= Three Studies for a Crucifixion =

Painting by Francis Bacon

Francis Bacon, Three Studies for a Crucifixion, 1962, Guggenheim Museum in New York

Three Studies for a Crucifixion is a 1962 triptych oil painting by Francis Bacon. It was completed in March 1962 and comprises three separate canvases, each measuring 198.1 × 144.8 cm. The work is held by the Solomon R. Guggenheim Museum in New York.

==Background==
Bacon produced a number of works inspired by the Crucifixion since his early paintings Crucifixion and Crucifixion with Skull (both 1933). His Wound for a Crucifixion (also 1933) was exhibited in Bacon's first solo exhibition in February 1934, but he destroyed it following a series of negative reviews. His artistic reputation was grounded on his first large triptych, the 1944 masterpiece Three Studies for Figures at the Base of a Crucifixion, and he created his Fragment of a Crucifixion in 1950. He returned to the triptych format in 1962, with this painting, which is today seen as a marking point between his early and mature periods. He returned to the crucifixion two further times, with the Crucifixion in 1965, and the 1988 Second Version of Triptych 1944, a reworking of Three Studies for Figures at the Base of a Crucifixion. In Bacon's art, the crucifixion does not just refer to the death of Christ, but also to any image of corporeal suffering, pain, and mortification.

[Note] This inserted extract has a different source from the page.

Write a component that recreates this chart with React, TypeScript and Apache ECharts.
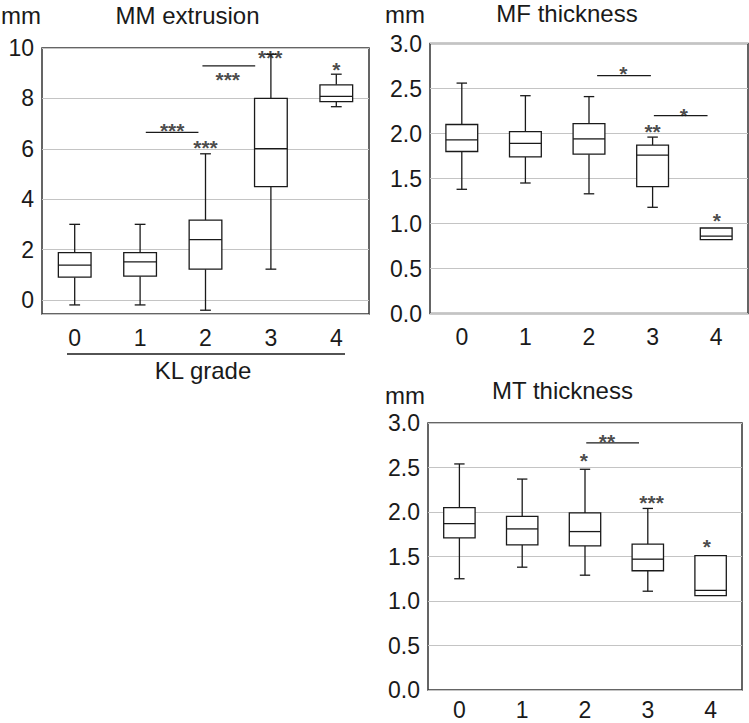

This work was created over a period of about two weeks, in preparation for his first retrospective at the Tate Gallery in London in 1962. Bacon created each canvas separately and then working on them as a group, often while very drunk or hungover. He later commented: "it's one of the only pictures that I've been able to do under drink. I think perhaps the drink helped me to be a bit freer". The work was one of 91 shown at the Tate that year, about half of Bacon's output at that time. It arrived at the gallery with the paint still wet.

==Description==
The triptych is monumental in scale, some 6½ feet tall and nearly 15 feet long, twice the dimensions (four times the area) of the 1944 work, with its human figures depicted near life size. It deliberately associated animal slaughter with the crucifixion. In medieval triptychs, the panels were usually intended to be read in chronological sequence; with Christ carrying the cross in the left panel, the Crucifixion in the central panel, and the descent from the cross to the right; or as three parts of a scene from the same location; Christ on the cross flanked by two crucified criminals. However, Bacon often intends his triptych works to be read as three separate scenes, not linked by temporal or spatial continuity. In this work, the subjects of the three separate canvases do not seem to interact or interrelate, but they are shown with similar simple backgrounds: an orange floor joining a curved red wall which is pierced by black openings.

Here, the left panel appears to show two figures in a butcher's shop with joints of meat on the counter. The centre panel is occupied by a bloodied human body writhing on a bed, with a white dot on the foot possibly a nail scar. The crucifixion is moved from its traditional place in the centre panel to the third panel, where a figure reimagined as a gutted carcass that is sliding down a cross in the right panel; its contorted form is a reference (but inverted) to Christ's body in Cimabue's 13th-century Crucifix and is also influenced by Rembrandt's Side of Beef.

Bacon later commented, "one has got to remember as a painter that there is this great beauty of the colour of meat … we are meat, we are potential carcasses". Michael Peppiatt's alternative interpretation is that Bacon's vehement denial of any auto-biographical story in this work as an indication of quite the opposite; Peppiatt suggests the three panels relate to Bacon leaving home, an unsatisfactory sexual experiences in Berlin, and the death of Bacon himself.